2.1 Tatbestandsvoraussetzungen
Die Anwendung des § 15 AStG setzt kumulativ voraus, dass
- eine Familienstiftung i. S. d. Legaldefinition des § 15 Abs. 2 AStG mit Sitz und Geschäftsleitung im Ausland besteht, bei der also der Stifter, seine Angehörigen und deren Abkömmlinge zu mehr als der Hälfte bezugs- oder anfallsberechtigt sind,
- die Stiftung entweder von einem unbeschränkt steuerpflichtigen Stifter gegründet wurde oder deren Bezugs- bzw. Anfallsberechtigte in Deutschland unbeschränkt stpfl. sind, und
- die Stiftung nicht in einem EU- bzw. EWR-Staat angesiedelt ist, der aufgrund von zwischenstaatlichen Vereinbarungen Auskünfte erteilt, wenn das Stiftungsvermögen nachweislich den Bezugs- und Anfallsberechtigten rechtlich entzogen worden ist.

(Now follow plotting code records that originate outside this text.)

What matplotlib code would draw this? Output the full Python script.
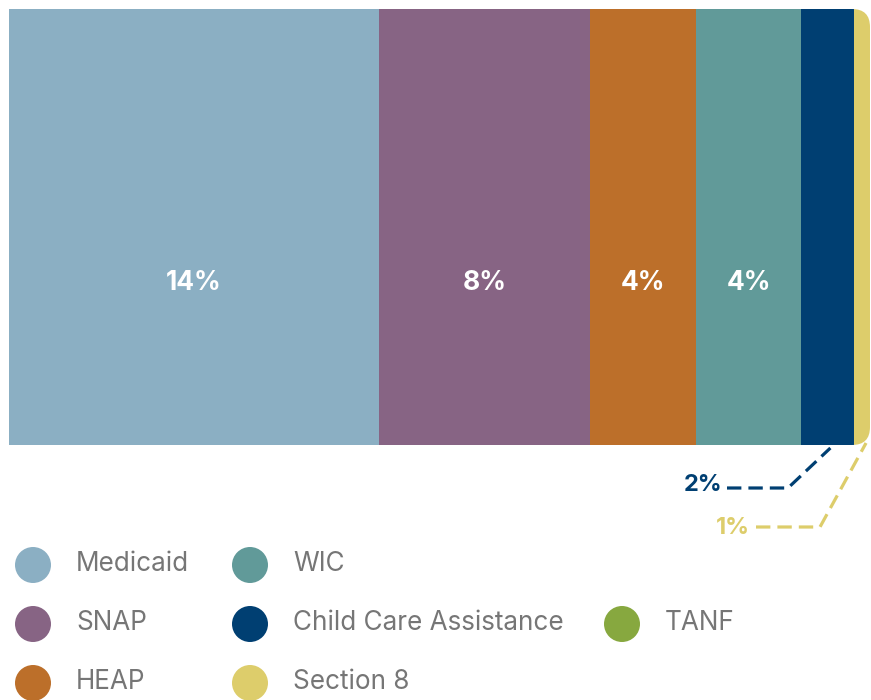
import matplotlib
matplotlib.use("Agg")
import matplotlib.pyplot as plt
from matplotlib.patches import FancyBboxPatch

categories = ["Medicaid", "SNAP", "HEAP", "WIC", "Child Care Assistance", "Section 8", "TANF"]
values = [14.0, 8.0, 4.0, 4.0, 2.0, 0.6, 0.0]
labels = ["14%", "8%", "4%", "4%", "2%", "1%", ""]
colors = ["#8BAFC3", "#876484", "#BC6F2A", "#619A99", "#003F72", "#DDCD6B", "#87A83F"]

FONT = ["Inter", "DejaVu Sans"]
plt.rcParams["font.family"] = FONT

W, H = 871, 700
fig = plt.figure(figsize=(W / 100, H / 100), dpi=100)

# overlay axes in pixel coordinates for legend / callouts
ov = fig.add_axes([0, 0, 1, 1], zorder=2)
ov.set_xlim(0, W)
ov.set_ylim(H, 0)
ov.axis("off")
ov.patch.set_alpha(0)

bx0, bx1, by0, by1 = 9, 870, 9, 445
ax = fig.add_axes([bx0 / W, 1 - by1 / H, (bx1 - bx0) / W, (by1 - by0) / H], zorder=1)
total = sum(values)
ax.set_xlim(0, total)
ax.set_ylim(-0.5, 0.5)
ax.axis("off")

# rounded clip on the right end
xpp = total / (bx1 - bx0)
ypp = 1.0 / (by1 - by0)
r = 18 * xpp
clip = FancyBboxPatch((-5, -0.5), total + 5, 1.0,
                      boxstyle=f"round,pad=0,rounding_size={r}",
                      mutation_aspect=ypp / xpp, transform=ax.transData,
                      facecolor="none", edgecolor="none")
ax.add_patch(clip)

left = 0
for v, c, lab in zip(values, colors, labels):
    bars = ax.barh(0, v, left=left, height=1.0, color=c, edgecolor="none")
    for b in bars:
        b.set_clip_path(clip)
    if v >= 3:
        ax.text(left + v / 2, -0.128, lab, color="white", fontsize=19,
                fontweight="bold", ha="center", va="center")
    left += v

def to_ov(xd, yd):
    p = ax.transData.transform((xd, yd))
    return ov.transData.inverted().transform(p)

# callouts
starts = [sum(values[:i]) for i in range(len(values))]
# Child Care
cc = 4
ax_pt = to_ov(starts[cc] + values[cc] * 0.55, -0.5)
ov.plot([727, 788, ax_pt[0]], [488, 488, ax_pt[1] + 3], color=colors[cc], lw=2.3,
        ls=(0, (4.5, 2.2)), solid_capstyle="butt")
ov.text(703, 485, labels[cc], color=colors[cc], fontsize=17, fontweight="bold",
        ha="center", va="center")
# Section 8
s8 = 5
ax_pt = to_ov(starts[s8] + values[s8] * 0.75, -0.5)
ov.plot([756, 820, ax_pt[0]], [527, 527, ax_pt[1] - 2], color=colors[s8], lw=2.3,
        ls=(0, (4.5, 2.2)), solid_capstyle="butt")
ov.text(733, 528, labels[s8], color=colors[s8], fontsize=17, fontweight="bold",
        ha="center", va="center")

# legend
col_x = [33, 250, 622]
row_y = [565, 624, 683]
pos = [(0, 0), (0, 1), (0, 2), (1, 0), (1, 1), (1, 2), (2, 1)]
for (ci, ri), name, c in zip(pos, categories, colors):
    x, y = col_x[ci], row_y[ri]
    ov.scatter([x], [y], s=(36 * 0.72) ** 2, color=c, edgecolors="none", zorder=3)
    ov.text(x + 43, y - 1, name, color="#767676", fontsize=18.8, ha="left", va="center")

fig.savefig("out.png", dpi=100)
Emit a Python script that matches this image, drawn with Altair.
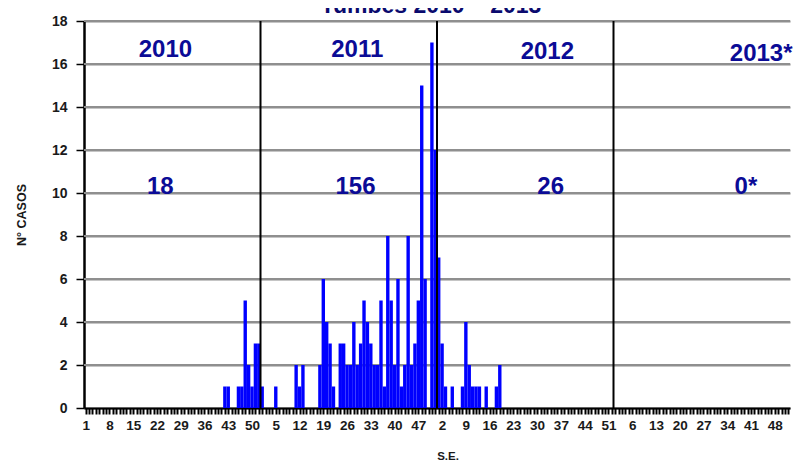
import altair as alt
import pandas as pd

# ---------------- data ----------------
title_text = "Tumbes 2010 – 2013"
years = ["2010", "2011", "2012", "2013*"]
year_totals = ["18", "156", "26", "0*"]
week_tick_labels = ["1", "8", "15", "22", "29", "36", "43", "50",
                    "5", "12", "19", "26", "33", "40", "47",
                    "2", "9", "16", "23", "30", "37", "44", "51",
                    "6", "13", "20", "27", "34", "41", "48"]
y_ticks = [0, 2, 4, 6, 8, 10, 12, 14, 16, 18]

# weekly cases, weeks 1..52 of each year
cases_2010 = [0, 0, 0, 0, 0, 0, 0, 0, 0, 0,
              0, 0, 0, 0, 0, 0, 0, 0, 0, 0,
              0, 0, 0, 0, 0, 0, 0, 0, 0, 0,
              0, 0, 0, 0, 0, 0, 0, 0, 0, 0,
              0, 1, 1, 0, 0, 1, 1, 5, 2, 1,
              3, 3]
cases_2011 = [1, 0, 0, 0, 1, 0, 0, 0, 0, 0,
              2, 1, 2, 0, 0, 0, 0, 2, 6, 4,
              3, 1, 0, 3, 3, 2, 2, 4, 2, 3,
              5, 4, 3, 2, 2, 5, 1, 8, 5, 2,
              6, 1, 2, 8, 2, 3, 5, 15, 6, 0,
              17, 12]
cases_2012 = [7, 3, 1, 0, 1, 0, 0, 1, 4, 2,
              1, 1, 1, 0, 1, 0, 0, 1, 2, 0,
              0, 0, 0, 0, 0, 0, 0, 0, 0, 0,
              0, 0, 0, 0, 0, 0, 0, 0, 0, 0,
              0, 0, 0, 0, 0, 0, 0, 0, 0, 0,
              0, 0]
cases_2013 = [0, 0, 0, 0, 0, 0, 0, 0, 0, 0,
              0, 0, 0, 0, 0, 0, 0, 0, 0, 0,
              0, 0, 0, 0, 0, 0, 0, 0, 0, 0,
              0, 0, 0, 0, 0, 0, 0, 0, 0, 0,
              0, 0, 0, 0, 0, 0, 0, 0, 0, 0,
              0, 0]

WEEKS = 52
series = [cases_2010, cases_2011, cases_2012, cases_2013]
n_total = WEEKS * len(series)

rows = []
for yi, s in enumerate(series):
    for w, c in enumerate(s):
        i = yi * WEEKS + w
        rows.append({"i": i, "i2": i + 1, "cases": c, "zero": 0})
bars_df = pd.DataFrame(rows)

bounds_df = pd.DataFrame({"i": [WEEKS * k for k in range(1, len(series))]})

grid_rows = []
for v in y_ticks[1:]:
    grid_rows.append({"i": 0, "cases": v, "lvl": str(v)})
    grid_rows.append({"i": n_total, "cases": v, "lvl": str(v)})
grid_df = pd.DataFrame(grid_rows)

# annotation placement (data coordinates)
ann_x_year = [24, 80.5, 136.5, 199.5]
ann_y_year = [16.65, 16.65, 16.55, 16.45]
ann_x_tot = [22.5, 80, 137.5, 195]
ann_y_tot = [10.3, 10.3, 10.3, 10.3]
ann_df = pd.DataFrame({
    "i": ann_x_year + ann_x_tot,
    "cases": ann_y_year + ann_y_tot,
    "t": years + year_totals,
})

FONT = "Liberation Sans"
BLUE_TXT = "#0b0b96"

js_labels = "[" + ",".join("'" + l + "'" for l in week_tick_labels) + "]"
tick_vals = [i + 0.5 for i in range(n_total)]

xscale = alt.Scale(domain=[0, n_total], nice=False, zero=False)
yscale = alt.Scale(domain=[0, 18], nice=False)

x_axis = alt.Axis(values=tick_vals, title=None,
                  labelExpr=f"((datum.value - 0.5) % 7 == 0) ? {js_labels}[floor(datum.value / 7)] : ''",
                  labelOverlap=False, labelFont=FONT, labelFontWeight="bold",
                  labelFontSize=13.5, labelColor="#1a1a1a", labelPadding=4,
                  tickColor="#000000", tickSize=6, tickWidth=2,
                  domainColor="#000000", domainWidth=2, grid=False,
                  labelAngle=0)
y_axis = alt.Axis(values=y_ticks, title=None, grid=True,
                  gridColor="#8c8c8c", gridWidth=2,
                  labelFont=FONT, labelFontWeight="bold", labelFontSize=14,
                  labelColor="#1a1a1a", labelPadding=9,
                  tickColor="#000000", tickSize=8, tickWidth=1.5,
                  domainColor="#000000", domainWidth=2.5)

X = alt.X("i:Q", scale=xscale, axis=x_axis)
Y = alt.Y("cases:Q", scale=yscale, axis=y_axis)

grid = alt.Chart(grid_df).mark_line(color="#8f8f8f", strokeWidth=2).encode(
    x=X, y=Y, detail="lvl:N")

bars = alt.Chart(bars_df).mark_rect(color="#0000ff").encode(
    x=X, x2="i2:Q", y=Y, y2="zero:Q",
)

year_rules = alt.Chart(bounds_df).mark_rule(color="#000000", strokeWidth=2).encode(
    x=X,
)

ann = alt.Chart(ann_df).mark_text(font=FONT, fontWeight="bold", fontSize=24,
                                  color=BLUE_TXT, baseline="middle", align="center").encode(
    x=X, y=Y, text="t:N",
)

title_df = pd.DataFrame({"t": [title_text]})
title = alt.Chart(title_df).mark_text(font=FONT, fontWeight="bold", fontSize=23,
                                      color="#0a0a6e", baseline="alphabetic",
                                      align="center").encode(
    x=alt.value(347), y=alt.value(-8), text="t:N")

ytitle_df = pd.DataFrame({"t": ["N° CASOS"]})
ytitle = alt.Chart(ytitle_df).mark_text(font=FONT, fontWeight="bold", fontSize=12.5,
                                        color="#1a1a1a", angle=270, baseline="middle",
                                        align="center").encode(
    x=alt.value(-62), y=alt.value(194), text="t:N")

xtitle_df = pd.DataFrame({"t": ["S.E."]})
xtitle = alt.Chart(xtitle_df).mark_text(font=FONT, fontWeight="bold", fontSize=11.5,
                                        color="#1a1a1a", baseline="middle",
                                        align="center").encode(
    x=alt.value(364), y=alt.value(436), text="t:N")

chart = alt.layer(grid, bars, year_rules, ann, title, ytitle, xtitle).properties(
    width=706, height=387,
    autosize=alt.AutoSizeParams(type="none"),
    padding={"left": 76, "top": 13, "right": 3, "bottom": 54},
    background="#ffffff",
).configure_view(stroke="transparent")

chart.save("out.html", embed_options={"renderer": "svg", "actions": False})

Die Frage, ob eine derartige Stiftung vorliegt, hängt nicht von der Qualifikation nach ausl. Recht ab. Vielmehr kommt es hierfür insbesondere auf die folgenden Faktoren an:
- Die Gründung erfolgte durch Übertragung von Vermögen,
- es werden keine (übertragbaren) Mitgliedschaftsrechte gewährt,
- die Zwecksetzung für die Stiftung wird durch den dokumentierten Willen des Gründers nachgewiesen und
- der Gründer bestimmt die Begünstigten.
Hierbei hat eine Beurteilung aufgrund der Umstände des Einzelfalls zu erfolgen, wobei sich nach den jeweiligen ausl. Rechtsordnungen Besonderheiten ergeben können. Nicht erforderlich ist, dass der Stiftung im Ausland Rechtsfähigkeit verliehen wird, wenn das Gebilde im Übrigen den Kriterien für das Vorliegen einer Stiftung entspricht. Hingegen liegt keine Stiftung vor, wenn der Begünstigte den Zugriff auf das Vermögen behält. In diesen Fällen ist zu prüfen, ob es sich um eine Treuhand i. S. v. § 39 Abs. 2 Nr. 1 S. 2 AO handelt.
2.2 Besteuerungsfolgen
Liegen die o. g. Voraussetzungen vor, wird das Einkommen der Stiftung den in Deutschland unbeschränkt Stpfl. für Zwecke der ESt bzw. KSt zugerechnet, als seien ihnen diese Beträge bereits zugeflossen. Hierbei erfolgt die Einkünfteermittlung nach deutschen Vorschriften. Sind an der Stiftung auch Bezugsberechtigte beteiligt, die nicht der Besteuerung nach § 15 AStG unterliegen, werden die auf sie entfallenden Beträge ebenso wie Aufwendungen im Rahmen von satzungsmäßigen Zuwendungen als Werbungskosten qualifiziert und mindern damit die inl. Bemessungsgrundlage. Der Gewinn wird den Begünstigten in dem gleichen Jahr zugerechnet, in dem die Stiftung im Inland zu veranlagen wäre. Dabei sind nach § 15 Abs. 5 AStG die Regelungen über die Anrechnung von ausländischen Steuern auf die der Besteuerung nach § 15 AStG unterliegenden Einkünfte entsprechend anzuwenden. Hierbei kommen die Regelungen gem. § 34c Abs. 1 EStG bzw. § 26 Abs. 1 und 2 S. 1 KStG entsprechend zur Anwendung.
Die Zurechnung der Einkünfte zum Stifter bzw. den Bezugs- und Anfallsberechtigten erfordert, dass eine weitere Besteuerung beim tatsächlichen Zufluss von Zuwendungen oder Vermögen unterbleibt. Folglich wird für diese Einkünfte angeordnet, dass sie bei einer späteren Ausschüttung nicht noch einmal in die Bemessungsgrundlage der individuellen ESt einbezogen werden sollen.
Diese Hinzurechnung gilt grundsätzlich auch für Zwecke der Vermögensteuer, die jedoch derzeit nicht erhoben werden darf. Insoweit entfaltet diese Regelung keine Wirkung. Hingegen sieht das Gesetz keine Regelung vor, die diese Hinzurechnung auch für Zwecke der ErbSt vorsieht.